Export of raw pernambuco (brazilwood), among the best for violin and cello bows, has been restricted this year by the Convention on International Trade in Endangered Species (CITES), a treaty established in 1975 and ratified by over 170 countries. In June, pernambuco was listed in Appendix II of CITES at a meeting of the Conference of the Parties to CITES. The classification asserts that though pernambuco is not threatened with extinction, it may become so without trade controls, according to the Fish and Wildlife Service of the U.S. Department of the Interior. Musicians have coveted the wood for over two hundred years for its density, color, structural integrity and role in excellent sound production.

Also highly valued is Brazilian rosewood, which was listed in Appendix I of CITES in 1992. The category contains species that are the most endangered among CITES-listed animals and plants, and export of the unfinished wood for commercial purposes is strictly prohibited.

The Associated Press reported in May that for every 3,300 pounds of wood, just 220 to 440 pounds are usable in making bows, and 80 percent of that is lost in carving. A tree with 15-feet-long trunk can produce only a few bows.

Woods elsewhere are also at risk. The Alaskan Sitka spruce used in guitars and sounding boards of pianos, in addition to bowed instruments, may be depleted in ten years, report the McClatchy Newspapers.
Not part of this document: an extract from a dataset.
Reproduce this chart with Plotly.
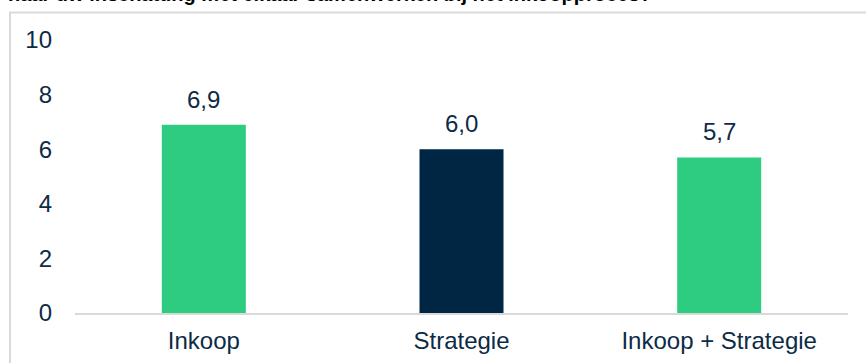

Though Sitka spruce in general is not endangered, the six-to-eight-foot-wide variety, aged between 300 and 600 years, is disappearing.

Bow-makers are now working with stockpiled pernambuco and turning to laminates and synthetics such as carbon fiber. Price increases are also likely to make fine instruments even more unaffordable for many musicians.

"Because of tonal and structural properties, you can't make instruments out of just anything," Linda Davis-Wallen, a wood buyer for major guitar manufacturer C.F. Martin & Company, told McClatchy.

According to the AP, the U.N. Intergovernmental Panel on Climate Change said that a global temperature rise of 3.6 degrees, the minimum scientists expect by the end of this century, will kill 30 percent of all known exotic species of wood.

"Climate change is a major threat, but so is trade," said Susan Lieberman, director of the Species Unit for the World Wildlife Fund. "More and more species are being threatened because of globalization."